→ Work instructions:
Transcribe the material in full. Nothing should differ except that the pictures are left out.

——

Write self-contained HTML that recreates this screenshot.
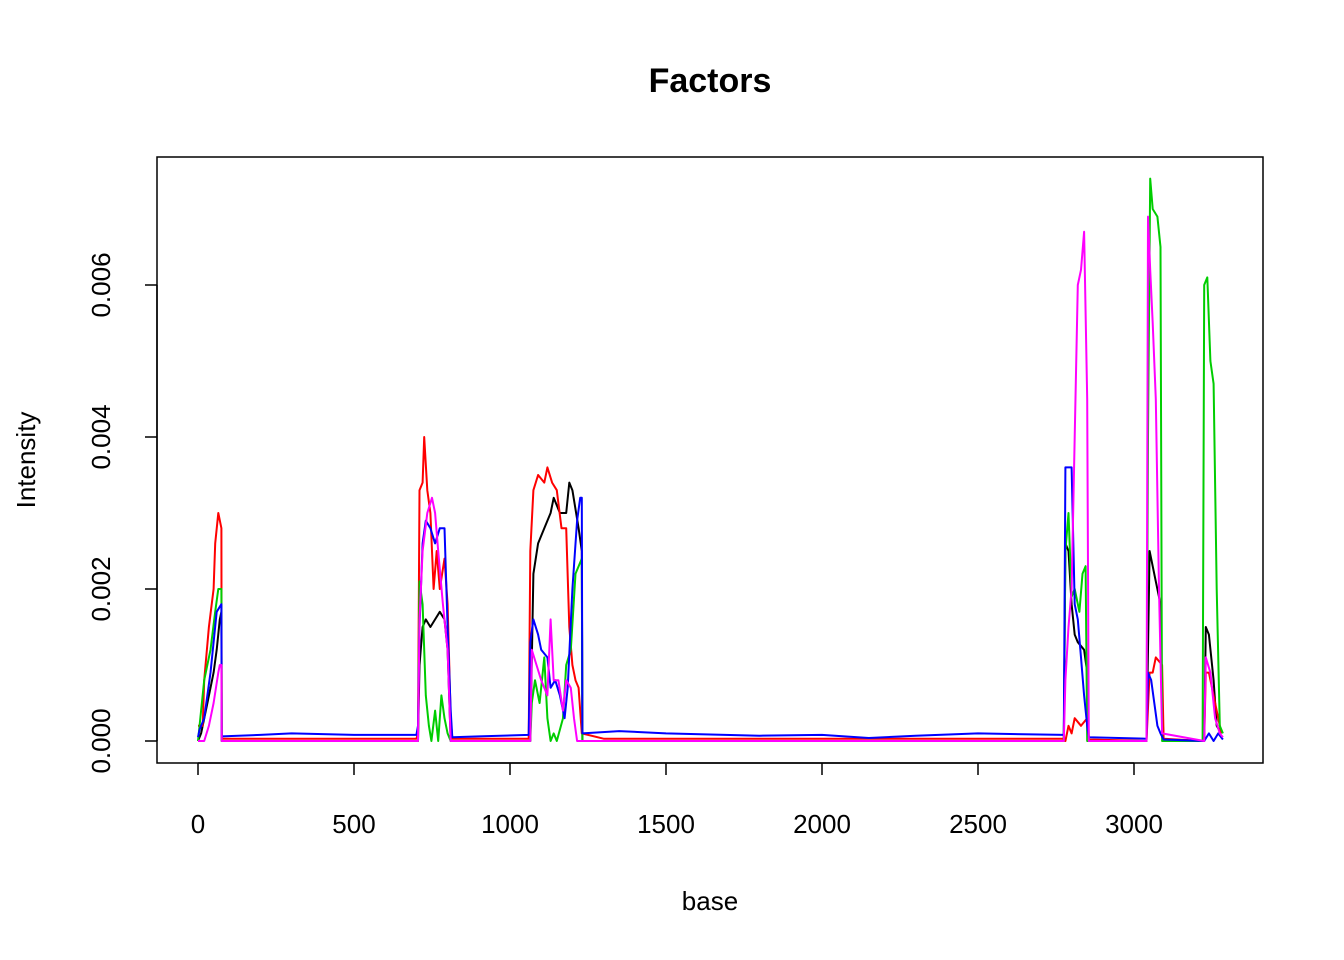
<!DOCTYPE html>
<html><head><meta charset="utf-8"><style>body{margin:0;background:#fff}svg{display:block}</style></head>
<body>
<svg id="chart" width="1344" height="960" xmlns="http://www.w3.org/2000/svg" font-family="Liberation Sans, sans-serif"></svg>
<script>
const xTicks=[0,500,1000,1500,2000,2500,3000];
const yTicks=[0,0.002,0.004,0.006];
const yTickLabels=["0.000","0.002","0.004","0.006"];
const seriesNames=["black","red","green","blue","magenta"];
const blackX=[0,10,30,50,60,70,75,76,705,710,720,730,745,760,775,790,800,810,1065,1075,1090,1110,1130,1140,1160,1180,1190,1200,1220,1230,1232,2775,2780,2790,2800,2810,2820,2840,2850,2855,3040,3050,3060,3070,3085,3090,3095,3225,3230,3240,3255,3265,3280];
const blackY=[0,0.0001,0.0005,0.0009,0.0012,0.0016,0.0017,0,0,0.001,0.0015,0.0016,0.0015,0.0016,0.0017,0.0016,0.0012,0,0,0.0022,0.0026,0.0028,0.003,0.0032,0.003,0.003,0.0034,0.0033,0.0028,0.0025,0,0,0.0026,0.0025,0.0018,0.0014,0.0013,0.0012,0.0009,0,0,0.0025,0.0023,0.0021,0.0018,0.0005,0,0,0.0015,0.0014,0.0008,0.0002,0.0001];
const redX=[0,15,20,35,50,55,65,75,76,700,705,710,720,725,735,745,755,765,775,790,800,810,815,1060,1065,1075,1090,1110,1120,1135,1150,1165,1180,1190,1200,1210,1220,1230,1300,2775,2780,2790,2800,2810,2830,2850,2855,3040,3050,3060,3070,3090,3095,3225,3230,3240,3260,3280];
const redY=[0.0002,0.0002,0.0008,0.0015,0.002,0.0026,0.003,0.0028,0.00003,0.00003,0.0001,0.0033,0.0034,0.004,0.0033,0.003,0.002,0.0025,0.002,0.0024,0.0018,0.0003,0.00003,0.00003,0.0025,0.0033,0.0035,0.0034,0.0036,0.0034,0.0033,0.0028,0.0028,0.0015,0.001,0.0008,0.0007,0.0001,0.00003,0.00003,0,0.0002,0.0001,0.0003,0.0002,0.0003,0.00002,0,0.0009,0.0009,0.0011,0.001,0.00003,0,0.0009,0.0009,0.0005,0.0001];
const greenX=[0,20,40,55,65,75,76,705,710,720,730,740,748,760,770,780,790,800,810,1065,1070,1080,1095,1110,1120,1130,1140,1150,1170,1180,1195,1210,1230,1232,2775,2780,2790,2800,2810,2825,2835,2845,2850,3040,3045,3052,3060,3075,3085,3090,3220,3225,3235,3245,3255,3265,3275,3285];
const greenY=[0,0.0008,0.0012,0.0017,0.002,0.002,0,0,0.0021,0.0018,0.0006,0.0002,0,0.0004,0,0.0006,0.0003,0.0001,0,0,0.0005,0.0008,0.0005,0.0011,0.0003,0,0.0001,0,0.0003,0.001,0.0012,0.0022,0.0024,0,0,0.0025,0.003,0.0019,0.002,0.0017,0.0022,0.0023,0,0,0.004,0.0074,0.007,0.0069,0.0065,0,0,0.006,0.0061,0.005,0.0047,0.002,0.0002,0.0001];
const blueX=[0,5,20,40,60,75,76,200,300,500,700,705,710,720,730,745,760,775,790,800,810,815,900,1060,1065,1075,1090,1100,1120,1130,1145,1160,1175,1185,1200,1215,1225,1230,1232,1350,1500,1800,2000,2150,2300,2500,2775,2780,2800,2810,2820,2830,2840,2850,2855,3040,3045,3055,3065,3075,3085,3095,3225,3240,3255,3270,3285];
const blueY=[0.00005,0.00015,0.0003,0.0009,0.0017,0.0018,0.00006,0.00008,0.0001,0.00008,0.00008,0.0002,0.0015,0.0026,0.0029,0.0028,0.0026,0.0028,0.0028,0.0015,0.0004,0.00005,0.00006,0.00008,0.0013,0.0016,0.0014,0.0012,0.0011,0.0007,0.0008,0.0006,0.0003,0.0007,0.002,0.0029,0.0032,0.0032,0.0001,0.00013,0.0001,0.00007,0.00008,0.00004,0.00007,0.0001,0.00008,0.0036,0.0036,0.0018,0.0016,0.0011,0.0006,0.0002,0.00005,0.00003,0.0009,0.0008,0.0005,0.0002,0.0001,0.00002,0,0.0001,0,0.0001,0.00002];
const magentaX=[0,20,35,50,65,70,75,76,705,710,720,735,750,760,770,785,800,810,1065,1070,1085,1100,1120,1130,1140,1155,1170,1180,1195,1205,1215,2775,2780,2790,2800,2810,2820,2830,2840,2850,2855,3040,3045,3052,3060,3070,3080,3090,3225,3230,3245,3260,3275,3285];
const magentaY=[0,0,0.0002,0.0005,0.0009,0.001,0.001,0,0,0.0016,0.0025,0.003,0.0032,0.003,0.0025,0.0018,0.0012,0,0,0.0012,0.001,0.0008,0.0006,0.0016,0.0008,0.0008,0.0004,0.0008,0.0007,0.0003,0,0,0.0008,0.0015,0.002,0.004,0.006,0.0062,0.0067,0.0045,0,0,0.0069,0.0062,0.0055,0.0045,0.002,0.0001,0,0.0011,0.0009,0.0003,0.0001,0.00005];

const svg=document.getElementById('chart');
const NS='http://www.w3.org/2000/svg';
const L=157,R=1263,T=157,B=763;
const xs=v=>198+v*(936/3000);
const ys=v=>741-v*76000;
function mk(tag,attrs,parent){const e=document.createElementNS(NS,tag);for(const k in attrs)e.setAttribute(k,attrs[k]);(parent||svg).appendChild(e);return e;}

let t=mk('text',{x:710,y:92,'text-anchor':'middle','font-size':34,'font-weight':'bold'});t.textContent='Factors';


let fr=mk('rect',{x:L,y:T,width:R-L,height:B-T,fill:'none',stroke:'#000','stroke-width':1.5});



xTicks.forEach(v=>{
  const l=mk('line',{x1:xs(v),x2:xs(v),y1:B,y2:B+12,stroke:'#000','stroke-width':1.5});
  
  
  const tx=mk('text',{x:xs(v),y:833,'text-anchor':'middle','font-size':26});tx.textContent=String(v);
  
  
});
mk('line',{x1:xs(0),x2:xs(3000),y1:B,y2:B,stroke:'#000','stroke-width':1.5});
yTicks.forEach((v,i)=>{
  const l=mk('line',{x1:L-12,x2:L,y1:ys(v),y2:ys(v),stroke:'#000','stroke-width':1.5});
  
  
  const tx=mk('text',{x:0,y:0,'text-anchor':'middle','font-size':26,transform:`translate(110,${ys(v)}) rotate(-90)`});tx.textContent=yTickLabels[i];
  
  
});
mk('line',{x1:L,x2:L,y1:ys(0),y2:ys(0.006),stroke:'#000','stroke-width':1.5});
t=mk('text',{x:710,y:910,'text-anchor':'middle','font-size':26});t.textContent='base';


t=mk('text',{x:0,y:0,'text-anchor':'middle','font-size':26,transform:'translate(35,460) rotate(-90)'});t.textContent='Intensity';



const data=[[blackX,blackY,'#000000'],[redX,redY,'#ff0000'],[greenX,greenY,'#00cd00'],[blueX,blueY,'#0000ff'],[magentaX,magentaY,'#ff00ff']];
data.forEach((d,i)=>{
  const pts=d[0].map((x,j)=>xs(x).toFixed(1)+','+ys(d[1][j]).toFixed(1)).join(' ');
  const p=mk('polyline',{points:pts,fill:'none',stroke:d[2],'stroke-width':2,'stroke-linejoin':'round'});
  
  
});
</script>
</body></html>
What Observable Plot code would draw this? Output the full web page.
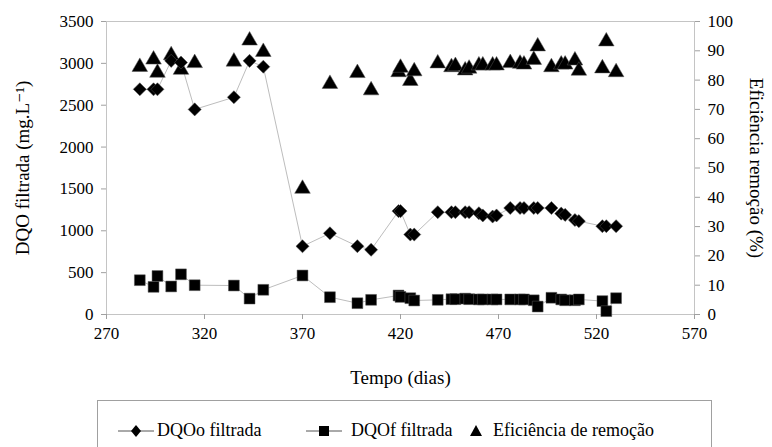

——

→ Task output:
Write self-contained HTML that recreates this screenshot.
<!DOCTYPE html>
<html><head><meta charset="utf-8"><style>body{margin:0;background:#fff}svg{display:block}</style></head>
<body>
<svg id="chart" width="1344" height="960" xmlns="http://www.w3.org/2000/svg" font-family="Liberation Sans, sans-serif"></svg>
<script>
const xTicks=[0,500,1000,1500,2000,2500,3000];
const yTicks=[0,0.002,0.004,0.006];
const yTickLabels=["0.000","0.002","0.004","0.006"];
const seriesNames=["black","red","green","blue","magenta"];
const blackX=[0,10,30,50,60,70,75,76,705,710,720,730,745,760,775,790,800,810,1065,1075,1090,1110,1130,1140,1160,1180,1190,1200,1220,1230,1232,2775,2780,2790,2800,2810,2820,2840,2850,2855,3040,3050,3060,3070,3085,3090,3095,3225,3230,3240,3255,3265,3280];
const blackY=[0,0.0001,0.0005,0.0009,0.0012,0.0016,0.0017,0,0,0.001,0.0015,0.0016,0.0015,0.0016,0.0017,0.0016,0.0012,0,0,0.0022,0.0026,0.0028,0.003,0.0032,0.003,0.003,0.0034,0.0033,0.0028,0.0025,0,0,0.0026,0.0025,0.0018,0.0014,0.0013,0.0012,0.0009,0,0,0.0025,0.0023,0.0021,0.0018,0.0005,0,0,0.0015,0.0014,0.0008,0.0002,0.0001];
const redX=[0,15,20,35,50,55,65,75,76,700,705,710,720,725,735,745,755,765,775,790,800,810,815,1060,1065,1075,1090,1110,1120,1135,1150,1165,1180,1190,1200,1210,1220,1230,1300,2775,2780,2790,2800,2810,2830,2850,2855,3040,3050,3060,3070,3090,3095,3225,3230,3240,3260,3280];
const redY=[0.0002,0.0002,0.0008,0.0015,0.002,0.0026,0.003,0.0028,0.00003,0.00003,0.0001,0.0033,0.0034,0.004,0.0033,0.003,0.002,0.0025,0.002,0.0024,0.0018,0.0003,0.00003,0.00003,0.0025,0.0033,0.0035,0.0034,0.0036,0.0034,0.0033,0.0028,0.0028,0.0015,0.001,0.0008,0.0007,0.0001,0.00003,0.00003,0,0.0002,0.0001,0.0003,0.0002,0.0003,0.00002,0,0.0009,0.0009,0.0011,0.001,0.00003,0,0.0009,0.0009,0.0005,0.0001];
const greenX=[0,20,40,55,65,75,76,705,710,720,730,740,748,760,770,780,790,800,810,1065,1070,1080,1095,1110,1120,1130,1140,1150,1170,1180,1195,1210,1230,1232,2775,2780,2790,2800,2810,2825,2835,2845,2850,3040,3045,3052,3060,3075,3085,3090,3220,3225,3235,3245,3255,3265,3275,3285];
const greenY=[0,0.0008,0.0012,0.0017,0.002,0.002,0,0,0.0021,0.0018,0.0006,0.0002,0,0.0004,0,0.0006,0.0003,0.0001,0,0,0.0005,0.0008,0.0005,0.0011,0.0003,0,0.0001,0,0.0003,0.001,0.0012,0.0022,0.0024,0,0,0.0025,0.003,0.0019,0.002,0.0017,0.0022,0.0023,0,0,0.004,0.0074,0.007,0.0069,0.0065,0,0,0.006,0.0061,0.005,0.0047,0.002,0.0002,0.0001];
const blueX=[0,5,20,40,60,75,76,200,300,500,700,705,710,720,730,745,760,775,790,800,810,815,900,1060,1065,1075,1090,1100,1120,1130,1145,1160,1175,1185,1200,1215,1225,1230,1232,1350,1500,1800,2000,2150,2300,2500,2775,2780,2800,2810,2820,2830,2840,2850,2855,3040,3045,3055,3065,3075,3085,3095,3225,3240,3255,3270,3285];
const blueY=[0.00005,0.00015,0.0003,0.0009,0.0017,0.0018,0.00006,0.00008,0.0001,0.00008,0.00008,0.0002,0.0015,0.0026,0.0029,0.0028,0.0026,0.0028,0.0028,0.0015,0.0004,0.00005,0.00006,0.00008,0.0013,0.0016,0.0014,0.0012,0.0011,0.0007,0.0008,0.0006,0.0003,0.0007,0.002,0.0029,0.0032,0.0032,0.0001,0.00013,0.0001,0.00007,0.00008,0.00004,0.00007,0.0001,0.00008,0.0036,0.0036,0.0018,0.0016,0.0011,0.0006,0.0002,0.00005,0.00003,0.0009,0.0008,0.0005,0.0002,0.0001,0.00002,0,0.0001,0,0.0001,0.00002];
const magentaX=[0,20,35,50,65,70,75,76,705,710,720,735,750,760,770,785,800,810,1065,1070,1085,1100,1120,1130,1140,1155,1170,1180,1195,1205,1215,2775,2780,2790,2800,2810,2820,2830,2840,2850,2855,3040,3045,3052,3060,3070,3080,3090,3225,3230,3245,3260,3275,3285];
const magentaY=[0,0,0.0002,0.0005,0.0009,0.001,0.001,0,0,0.0016,0.0025,0.003,0.0032,0.003,0.0025,0.0018,0.0012,0,0,0.0012,0.001,0.0008,0.0006,0.0016,0.0008,0.0008,0.0004,0.0008,0.0007,0.0003,0,0,0.0008,0.0015,0.002,0.004,0.006,0.0062,0.0067,0.0045,0,0,0.0069,0.0062,0.0055,0.0045,0.002,0.0001,0,0.0011,0.0009,0.0003,0.0001,0.00005];

const svg=document.getElementById('chart');
const NS='http://www.w3.org/2000/svg';
const L=157,R=1263,T=157,B=763;
const xs=v=>198+v*(936/3000);
const ys=v=>741-v*76000;
function mk(tag,attrs,parent){const e=document.createElementNS(NS,tag);for(const k in attrs)e.setAttribute(k,attrs[k]);(parent||svg).appendChild(e);return e;}

let t=mk('text',{x:710,y:92,'text-anchor':'middle','font-size':34,'font-weight':'bold'});t.textContent='Factors';


let fr=mk('rect',{x:L,y:T,width:R-L,height:B-T,fill:'none',stroke:'#000','stroke-width':1.5});



xTicks.forEach(v=>{
  const l=mk('line',{x1:xs(v),x2:xs(v),y1:B,y2:B+12,stroke:'#000','stroke-width':1.5});
  
  
  const tx=mk('text',{x:xs(v),y:833,'text-anchor':'middle','font-size':26});tx.textContent=String(v);
  
  
});
mk('line',{x1:xs(0),x2:xs(3000),y1:B,y2:B,stroke:'#000','stroke-width':1.5});
yTicks.forEach((v,i)=>{
  const l=mk('line',{x1:L-12,x2:L,y1:ys(v),y2:ys(v),stroke:'#000','stroke-width':1.5});
  
  
  const tx=mk('text',{x:0,y:0,'text-anchor':'middle','font-size':26,transform:`translate(110,${ys(v)}) rotate(-90)`});tx.textContent=yTickLabels[i];
  
  
});
mk('line',{x1:L,x2:L,y1:ys(0),y2:ys(0.006),stroke:'#000','stroke-width':1.5});
t=mk('text',{x:710,y:910,'text-anchor':'middle','font-size':26});t.textContent='base';


t=mk('text',{x:0,y:0,'text-anchor':'middle','font-size':26,transform:'translate(35,460) rotate(-90)'});t.textContent='Intensity';



const data=[[blackX,blackY,'#000000'],[redX,redY,'#ff0000'],[greenX,greenY,'#00cd00'],[blueX,blueY,'#0000ff'],[magentaX,magentaY,'#ff00ff']];
data.forEach((d,i)=>{
  const pts=d[0].map((x,j)=>xs(x).toFixed(1)+','+ys(d[1][j]).toFixed(1)).join(' ');
  const p=mk('polyline',{points:pts,fill:'none',stroke:d[2],'stroke-width':2,'stroke-linejoin':'round'});
  
  
});
</script>
</body></html>
What Observable Plot code would draw this? Output the full web page.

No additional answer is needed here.